22 juin 2015

 

Le Viagra peut-il empêcher la transmission du parasite du paludisme ?

 
Un effet inattendu du Viagra sur les globules rouges infectés par l'agent du paludisme pourrait être mis à profit pour élaborer un traitement réduisant la propagation du paludisme dans la population.

Une équipe de chercheurs du CNRS, de l’Inserm, de l’Université Paris Descartes et de l’Institut Pasteur, en collaboration avec une équipe de la London School of Tropical Medicine and Hygiene, a découvert que le Viagra augmente la rigidité des globules rouges infectés par l’agent du paludisme, favorisant ainsi leur élimination de la circulation sanguine, ce qui pourrait réduire la transmission du parasite de l’homme au moustique.

Plasmodium falciparum, le parasite responsable du paludisme, se reproduit selon un cycle de développement complexe se déroulant en partie chez l’homme et en partie chez le moustique anophèle. Cependant, et il s'agit là d'un obstacle majeur pour l'éradication de la maladie, les traitements actuels contre le paludisme ne ciblent que les formes asexuées du parasite responsables des symptômes, mais pas les formes sexuées présentes lors de sa transmission de l'homme vers le moustique à l'occasion d'une piqûre. Or, ce sont ces dernières qui seront responsables de nouveaux cas, donc de sa propagation à grande échelle.

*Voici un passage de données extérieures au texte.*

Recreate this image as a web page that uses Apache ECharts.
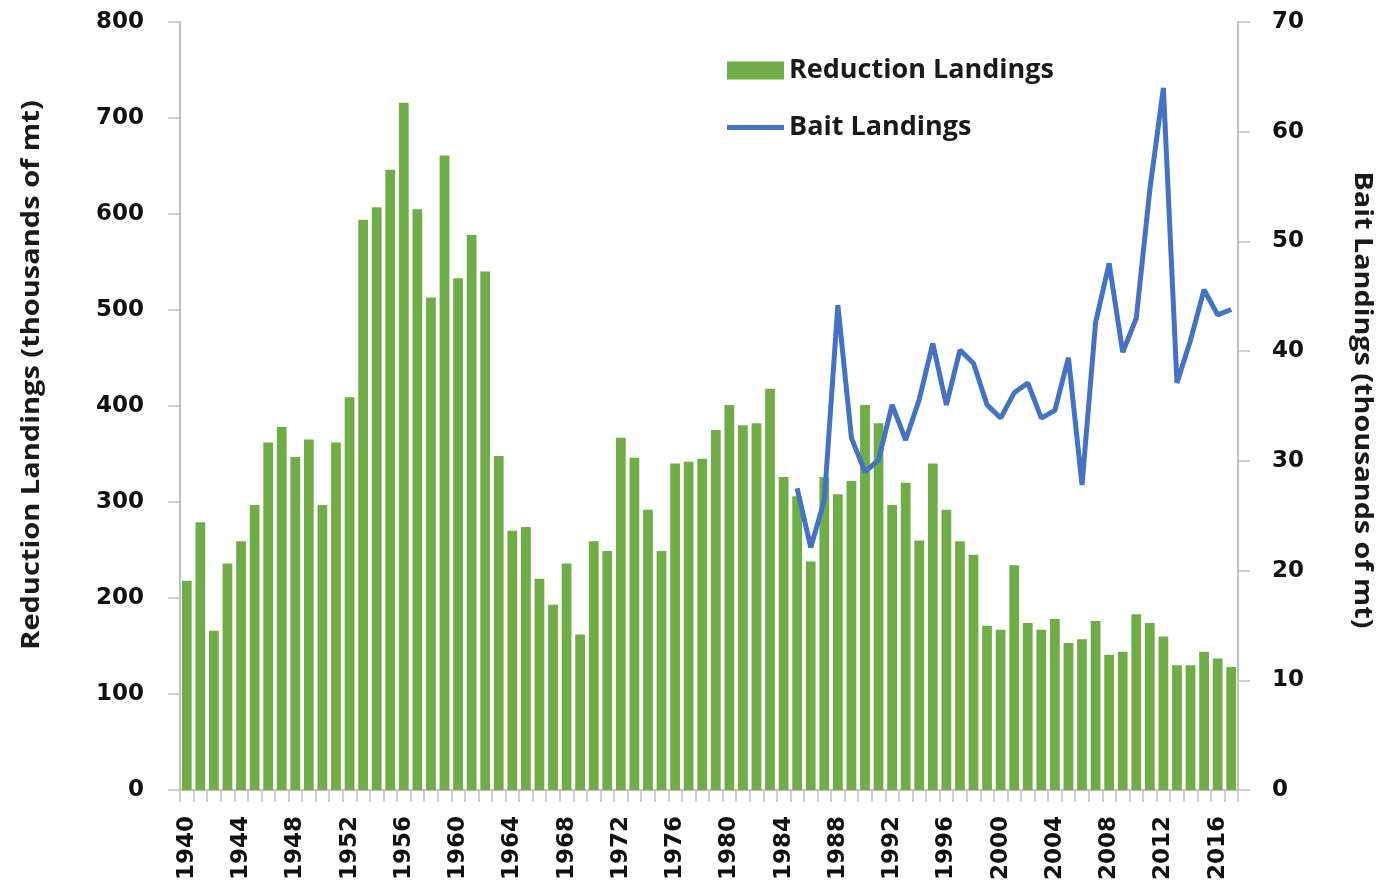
<!DOCTYPE html>
<html><head><meta charset="utf-8">
<script src="https://cdn.jsdelivr.net/npm/echarts@6/dist/echarts.min.js"></script>
<style>html,body{margin:0;padding:0;background:#fff}#c{width:1383px;height:886px}</style>
</head><body><div id="c"></div>
<script>
const years = [];
for (let y = 1940; y <= 2017; y++) years.push(String(y));
const reduction = [218,279,166,236,259,297,362,378,347,365,297,362,409,594,607,646,716,605,513,661,533,578,540,348,270,274,220,193,236,162,259,249,367,346,292,249,340,342,345,375,401,380,382,418,326,306,238,326,308,322,401,382,297,320,260,340,292,259,245,171,167,234,174,167,178,153,157,176,141,144,183,174,160,130,130,144,137,128];
const bait = [null,null,null,null,null,null,null,null,null,null,null,null,null,null,null,null,null,null,null,null,null,null,null,null,null,null,null,null,null,null,null,null,null,null,null,null,null,null,null,null,null,null,null,null,null,27.5,22.1,26.4,44.2,32.1,29.0,30.1,35.1,31.9,35.6,40.7,35.1,40.1,38.9,35.1,33.9,36.2,37.1,33.9,34.6,39.4,27.8,42.6,48.0,39.9,43.0,54.7,64.0,37.1,41.0,45.6,43.3,43.8];
const leftTicks = [0,100,200,300,400,500,600,700,800];
const rightTicks = [0,10,20,30,40,50,60,70];

const chart = echarts.init(document.getElementById('c'));
const tickFont = {fontFamily:'DejaVu Sans, sans-serif', fontWeight:'bold', fontSize:23, color:'#111'};
const nameFont = 'bold 25px "Open Sans", "Noto Sans", sans-serif';
chart.setOption({
  animation:false,
  backgroundColor:'#fff',
  grid:{left:180, right:145, top:22, bottom:96, containLabel:false},
  legend:{
    orient:'vertical', left:722, top:52, itemWidth:57, itemHeight:18, itemGap:30,
    textStyle:{fontFamily:'"Open Sans", "Noto Sans", sans-serif', fontWeight:'bold', fontSize:27, color:'#1a1a1a', lineHeight:18, padding:[0,0,0,0]},
    data:[{name:'Reduction Landings', icon:'rect'}, {name:'Bait Landings', icon:'path://M0,0 H57 V5 H0 Z'}]
  },
  xAxis:{
    type:'category', data:years, boundaryGap:true,
    axisLine:{lineStyle:{color:'#c0c0c0', width:2}},
    axisTick:{show:true, interval:0, length:12, lineStyle:{color:'#c0c0c0', width:1.5}},
    axisLabel:Object.assign({interval:3, rotate:90, margin:26}, tickFont)
  },
  yAxis:[{
    type:'value', min:0, max:800, interval:100,
    axisLine:{show:true, lineStyle:{color:'#c0c0c0', width:2}},
    axisTick:{show:true, length:12, lineStyle:{color:'#c0c0c0', width:1.5}},
    splitLine:{show:false},
    axisLabel:Object.assign({margin:36}, tickFont)
  },{
    type:'value', min:0, max:70, interval:10,
    axisLine:{show:true, lineStyle:{color:'#c0c0c0', width:2}},
    axisTick:{show:true, length:12, lineStyle:{color:'#c0c0c0', width:1.5}},
    splitLine:{show:false},
    axisLabel:Object.assign({margin:34}, tickFont)
  }],
  graphic:[
    {type:'text', x:32, y:375, rotation:Math.PI/2, scaleX:1.16,
     style:{text:'Reduction Landings (thousands of mt)', x:0, y:0, align:'center', verticalAlign:'middle',
       font:nameFont, fill:'#1a1a1a'}},
    {type:'text', x:1362, y:400, rotation:-Math.PI/2, scaleX:1.15,
     style:{text:'Bait Landings (thousands of mt)', x:0, y:0, align:'center', verticalAlign:'middle',
       font:nameFont, fill:'#1a1a1a'}}
  ],
  series:[
    {name:'Reduction Landings', type:'bar', data:reduction, barWidth:'72%', itemStyle:{color:'#70ad47'}, yAxisIndex:0},
    {name:'Bait Landings', type:'line', data:bait, yAxisIndex:1, showSymbol:false, symbol:'none',
     lineStyle:{color:'#4472c4', width:5}, itemStyle:{color:'#4472c4'}, connectNulls:false}
  ]
});
</script></body></html>
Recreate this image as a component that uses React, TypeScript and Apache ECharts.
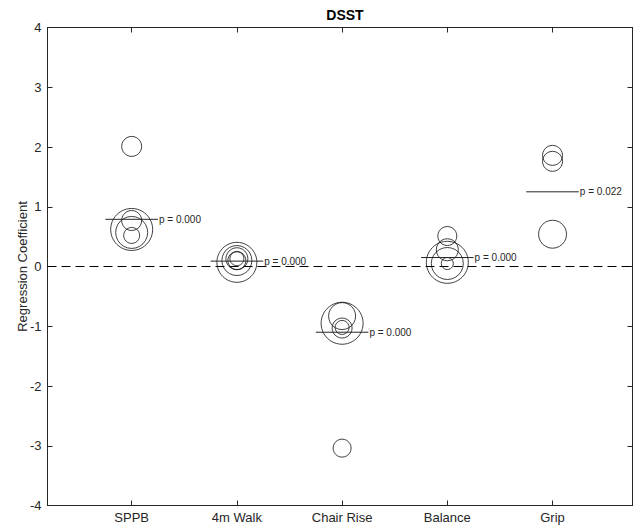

Ces formes sexuées, qui échappaient jusqu'ici à tout traitement, se développent dans les globules rouges contenus dans la moelle osseuse avant d'être libérées dans le sang. Celles-ci deviennent ainsi à la portée d'une piqûre de moustique qui pourra ensuite les transmettre à un autre individu. Or, et c'est ici que ça devient intéressant, les jeunes globules rouges, parasités ou non, sont déformables, une propriété permettant de franchir sans encombre les filtres contenus dans la rate en restant plusieurs jours dans la circulation sanguine. Les globules rouges plus anciens se rigidifient, sont arrêtés par la rate et éliminés. Les scientifiques ont donc tenté de rendre rigides les globules rouges infectés par le parasite du paludisme, et uniquement ceux-là, afin de provoquer leur élimination par la voie naturelle.

Les chercheurs ont démontré que les globules rouges accumulent au cours de leur existence l'Adénosine monophosphate cyclique (AMPc), un messager provoquant leur rigidification. Cependant, l'AMPc des globules infectés est dégradé par des enzymes appelées phosphodiestérases, qui rétablissent ainsi leur déformabilité... et leur immunité.

Ils se sont donc mis à la recherche d'inhibiteurs des phosphodiestérases et en ont identifié plusieurs en utilisant un modèle in vitro reproduisant la filtration de la rate. L'un d'entre eux est le sildenafil citrate, plus connu sous son nom commercial de Viagra. Les expériences ont démontré que cette molécule, administrée à la dose habituelle dans un but complètement différent, avait la propriété de rigidifier les parois des globules rouges infectés par le parasite du paludisme et favoriser leur élimination par la rate.

Cette découverte capitale ouvre la voie à une nouvelle approche de cette maladie. Modifier le principe actif du Viagra pour éviter son effet érectile ou découvrir d'autres inhibiteurs similaires pourrait permettre la mise au point d'un nouveau traitement prenant cette fois le paludisme à la base, non plus en soignant les personnes infectées mais en empêchant sa transmission.

Jean Etienne

Source : cAMP-Signalling Regulates Gametocyte-Infected Erythrocyte Deformability Required for Malaria Parasite Transmission (PLOS Pathogens du 7 mai 2015 - DOI: 10.1371/journal.ppat.1004815).